Sikap Negara Maju Mulai Melunak

Sumber:Kompas - 07 Desember 2007
Kategori:Climate
Nusa Dua, Kompas - Beberapa negara maju, yang semula disinyalir berupaya menghambat majunya dialog mengenai perubahan iklim, pada rangkaian Konferensi PBB untuk Perubahan Iklim di Nusa Dua, Bali, Kamis (6/12), mengklarifikasi posisi mereka.

Jepang, misalnya, menyatakan justru ingin membangun Protokol Kyoto lebih maju. Begitu juga dengan Australia yang menegaskan sepenuhnya menerima kesimpulan Kelompok Kerja Ad Hoc (Ad Hoc Working Group) Kerangka Kerja Konvensi PBB untuk Perubahan Iklim (UNFCCC).

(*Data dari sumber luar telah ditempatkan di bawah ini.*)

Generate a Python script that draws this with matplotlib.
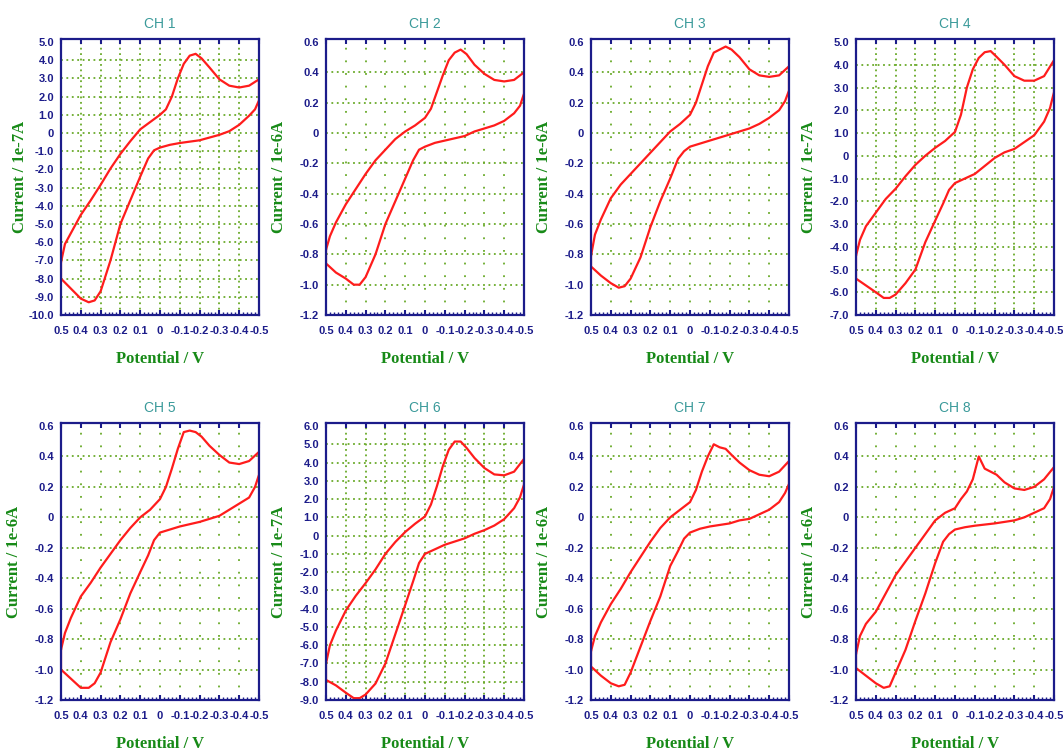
import matplotlib
matplotlib.use("Agg")
import matplotlib.pyplot as plt
import numpy as np

# ---------------- data ----------------
channels = ["CH 1", "CH 2", "CH 3", "CH 4", "CH 5", "CH 6", "CH 7", "CH 8"]
units = ["1e-7A", "1e-6A", "1e-6A", "1e-7A", "1e-6A", "1e-7A", "1e-6A", "1e-6A"]
y_min = [-10.0, -1.2, -1.2, -7.0, -1.2, -9.0, -1.2, -1.2]
y_max = [5.0, 0.6, 0.6, 5.0, 0.6, 6.0, 0.6, 0.6]
y_step = [1.0, 0.2, 0.2, 1.0, 0.2, 1.0, 0.2, 0.2]
x_ticks = [0.5, 0.4, 0.3, 0.2, 0.1, 0.0, -0.1, -0.2, -0.3, -0.4, -0.5]

# potentials of the forward (upper) sweep, 0.5 V -> -0.5 V
up_v = [0.5, 0.48, 0.45, 0.4, 0.35, 0.3, 0.25, 0.2, 0.15, 0.1, 0.05, 0.0,
        -0.03, -0.06, -0.09, -0.12, -0.15, -0.18, -0.21, -0.25, -0.3,
        -0.35, -0.4, -0.45, -0.5]
# potentials of the reverse (lower) sweep, -0.5 V -> 0.5 V
dn_v = [-0.5, -0.48, -0.45, -0.4, -0.35, -0.3, -0.25, -0.2, -0.1, -0.05,
        0.0, 0.03, 0.06, 0.1, 0.15, 0.2, 0.25, 0.3, 0.33, 0.36, 0.4, 0.45, 0.5]

ch1_up = [-7.1, -6.1, -5.5, -4.5, -3.7, -2.85, -1.95, -1.15, -0.45, 0.2, 0.6, 1.0,
          1.3, 2.0, 3.0, 3.8, 4.25, 4.35, 4.1, 3.6, 2.95, 2.6, 2.5, 2.6, 2.95]
ch1_dn = [1.8, 1.3, 0.95, 0.45, 0.1, -0.1, -0.25, -0.4, -0.55, -0.65,
          -0.8, -0.95, -1.4, -2.4, -3.7, -5.0, -7.0, -8.7, -9.2, -9.3, -9.1, -8.55, -8.0]

ch2_up = [-0.77, -0.68, -0.59, -0.47, -0.37, -0.27, -0.18, -0.11, -0.04, 0.01, 0.05, 0.1,
          0.16, 0.27, 0.38, 0.48, 0.53, 0.55, 0.52, 0.45, 0.39, 0.35, 0.34, 0.35, 0.4]
ch2_dn = [0.26, 0.18, 0.13, 0.08, 0.05, 0.03, 0.01, -0.02, -0.05, -0.065,
          -0.09, -0.11, -0.18, -0.3, -0.45, -0.6, -0.8, -0.95, -1.0, -1.0, -0.96, -0.92, -0.86]

ch3_up = [-0.81, -0.67, -0.57, -0.43, -0.34, -0.27, -0.2, -0.13, -0.06, 0.01, 0.06, 0.12,
          0.2, 0.32, 0.44, 0.53, 0.55, 0.57, 0.55, 0.5, 0.42, 0.38, 0.37, 0.38, 0.44]
ch3_dn = [0.28, 0.21, 0.15, 0.1, 0.06, 0.03, 0.01, -0.01, -0.05, -0.07,
          -0.09, -0.12, -0.17, -0.3, -0.45, -0.62, -0.82, -0.96, -1.01, -1.02, -0.99, -0.94, -0.88]

ch4_up = [-4.4, -3.7, -3.1, -2.5, -1.9, -1.45, -0.9, -0.4, 0.0, 0.35, 0.65, 1.05,
          1.8, 3.0, 3.8, 4.3, 4.55, 4.6, 4.35, 4.0, 3.5, 3.3, 3.3, 3.5, 4.2]
ch4_dn = [2.8, 2.1, 1.5, 0.9, 0.6, 0.3, 0.15, -0.1, -0.8, -1.0,
          -1.2, -1.5, -2.1, -2.85, -3.8, -5.0, -5.6, -6.1, -6.25, -6.25, -6.0, -5.7, -5.4]

ch5_up = [-0.87, -0.76, -0.66, -0.52, -0.43, -0.33, -0.24, -0.15, -0.07, 0.0, 0.05, 0.12,
          0.2, 0.32, 0.45, 0.56, 0.57, 0.56, 0.53, 0.47, 0.41, 0.36, 0.35, 0.37, 0.43]
ch5_dn = [0.28, 0.2, 0.13, 0.09, 0.05, 0.01, -0.01, -0.03, -0.06, -0.08,
          -0.1, -0.15, -0.25, -0.36, -0.5, -0.67, -0.82, -1.02, -1.09, -1.12, -1.12, -1.06, -1.0]

ch6_up = [-7.0, -6.0, -5.2, -4.1, -3.3, -2.6, -1.85, -1.0, -0.35, 0.2, 0.65, 1.05,
          1.7, 2.7, 3.8, 4.7, 5.15, 5.15, 4.8, 4.25, 3.7, 3.35, 3.3, 3.5, 4.2]
ch6_dn = [2.8, 2.1, 1.5, 0.9, 0.55, 0.3, 0.1, -0.15, -0.5, -0.75,
          -1.0, -1.5, -2.5, -3.8, -5.4, -7.0, -8.1, -8.7, -8.9, -8.9, -8.6, -8.2, -7.9]

ch7_up = [-0.88, -0.78, -0.69, -0.57, -0.47, -0.36, -0.26, -0.16, -0.07, 0.0, 0.05, 0.1,
          0.18, 0.3, 0.4, 0.48, 0.46, 0.45, 0.41, 0.36, 0.31, 0.28, 0.27, 0.3, 0.37]
ch7_dn = [0.22, 0.16, 0.1, 0.05, 0.02, -0.01, -0.02, -0.04, -0.06, -0.075,
          -0.1, -0.14, -0.22, -0.32, -0.52, -0.68, -0.85, -1.02, -1.1, -1.11, -1.09, -1.04, -0.98]

ch8_up = [-0.9, -0.78, -0.7, -0.62, -0.5, -0.38, -0.29, -0.2, -0.11, -0.02, 0.03, 0.06,
          0.12, 0.17, 0.25, 0.4, 0.32, 0.3, 0.28, 0.23, 0.19, 0.18, 0.2, 0.25, 0.33]
ch8_dn = [0.2, 0.12, 0.06, 0.03, 0.0, -0.02, -0.03, -0.04, -0.055, -0.065,
          -0.08, -0.11, -0.16, -0.3, -0.5, -0.68, -0.87, -1.02, -1.11, -1.12, -1.09, -1.04, -0.99]

up_currents = [ch1_up, ch2_up, ch3_up, ch4_up, ch5_up, ch6_up, ch7_up, ch8_up]
dn_currents = [ch1_dn, ch2_dn, ch3_dn, ch4_dn, ch5_dn, ch6_dn, ch7_dn, ch8_dn]

# ---------------- style ----------------
NAVY = "#1c1c8a"
GREEN = "#178a17"
TEAL = "#3a9a9a"
GRIDC = "#6aaa2a"
RED = "#ff1c1c"

W, H = 1063, 755
fig = plt.figure(figsize=(W / 100, H / 100), dpi=100)

col_left = [61, 326, 591, 856]
row_top = [39, 423]
row_bot = [315, 700]
ax_w = 198
ylabel_x = [-0.165, -0.197, -0.197, -0.197, -0.197, -0.197, -0.197, -0.197]


def fmt(v):
    if abs(v) < 1e-9:
        return "0"
    return f"{v:.1f}"


for k in range(8):
    r, c = divmod(k, 4)
    left = col_left[c] / W
    bottom = 1 - row_bot[r] / H
    height = (row_bot[r] - row_top[r]) / H
    ax = fig.add_axes([left, bottom, ax_w / W, height])

    lo, hi, st = y_min[k], y_max[k], y_step[k]
    yt = np.round(np.arange(lo, hi + st / 2, st), 6)
    rng = hi - lo
    ax.set_xlim(0.5, -0.5)
    ax.set_ylim(lo, hi + rng * 0.011)

    dense = st >= 1.0
    # grid (interior ticks only)
    for y in yt[1:-1]:
        ax.axhline(y, color=GRIDC, lw=1.3, ls=(0, (1, 2)), zorder=1)
    for x in x_ticks[1:-1]:
        ax.axvline(x, color=GRIDC, lw=1.3, ls=(0, (1, 2) if dense else (1, 6)), zorder=1)

    # CV loop
    vv = list(up_v) + list(dn_v) + [up_v[0]]
    ii = list(up_currents[k]) + list(dn_currents[k]) + [up_currents[k][0]]
    ax.plot(vv, ii, color=RED, lw=1.6, zorder=3, solid_joinstyle="round")

    # ticks
    ax.set_xticks(x_ticks)
    ax.set_xticklabels([fmt(v) for v in x_ticks])
    ax.set_yticks(yt)
    ax.set_yticklabels([fmt(v) for v in yt])
    ax.set_xticks(np.round(np.arange(-0.5, 0.5001, 0.02), 3), minor=True)
    ax.tick_params(axis="x", which="major", direction="in", top=True, bottom=True,
                   length=3.5, width=1.5, color=NAVY, pad=8, labelsize=8,
                   labelcolor=NAVY)
    ax.tick_params(axis="x", which="minor", direction="in", top=False, bottom=True,
                   length=2.2, width=1.0, color=NAVY)
    ax.tick_params(axis="y", which="major", direction="in", left=True, right=False,
                   length=0, pad=5, labelsize=8, labelcolor=NAVY)
    for lab in ax.get_xticklabels() + ax.get_yticklabels():
        lab.set_fontfamily("Liberation Sans")
        lab.set_fontweight("bold")

    for s in ax.spines.values():
        s.set_color(NAVY)
        s.set_linewidth(1.6)
        s.set_zorder(4)

    ax.set_title(channels[k], color=TEAL, fontsize=10, family="Liberation Sans",
                 pad=8)
    ax.set_xlabel("Potential / V", color=GREEN, fontsize=12, family="Liberation Serif",
                  fontweight="bold", labelpad=11)
    ax.set_ylabel(f"Current / {units[k]}", color=GREEN, fontsize=12,
                  family="Liberation Serif", fontweight="bold")
    ax.yaxis.set_label_coords(ylabel_x[k], 0.5)

fig.savefig("out.png", dpi=100, facecolor="white")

Meski demikian, beberapa permasalahan masih belum mencapai titik temu, antara lain bagaimana meningkatkan dana untuk adaptasi bagi negara-negara sedang berkembang dan kurang berkembang (least developing countries), bagaimana mengatasi kesulitan-kesulitan dalam alih teknologi, serta bagaimana proses dialog untuk menyiapkan mekanisme pasca-2012.

Alden Meyer dari Union of Concerned Scientists dari Amerika Serikat yang tergabung dalam jaringan Climate Action Network menjelaskan, Australia telah mengklarifikasi bahwa mereka mendukung kesimpulan yang dibuat Kelompok Kerja Ad Hoc pada pertemuan di Vienna, Austria, beberapa waktu lalu. Hal itu berarti negara tersebut sepenuhnya mendukung pengurangan emisi gas rumah kaca antara 25 persen dan 40 persen dari tingkat tahun 1990, pada tahun 2020.

Undang-undang AS

Meyer menambahkan, perkembangan menggembirakan juga datang dari AS. Pada Kamis pagi waktu Indonesia, Komite Lingkungan dan Kegiatan Publik Senat AS sudah mengesahkan sebuah undang-undang yang isinya adalah kewajiban mengurangi emisi di seluruh AS menjadi 70 persen dari tingkat tahun 1990 pada tahun 2050.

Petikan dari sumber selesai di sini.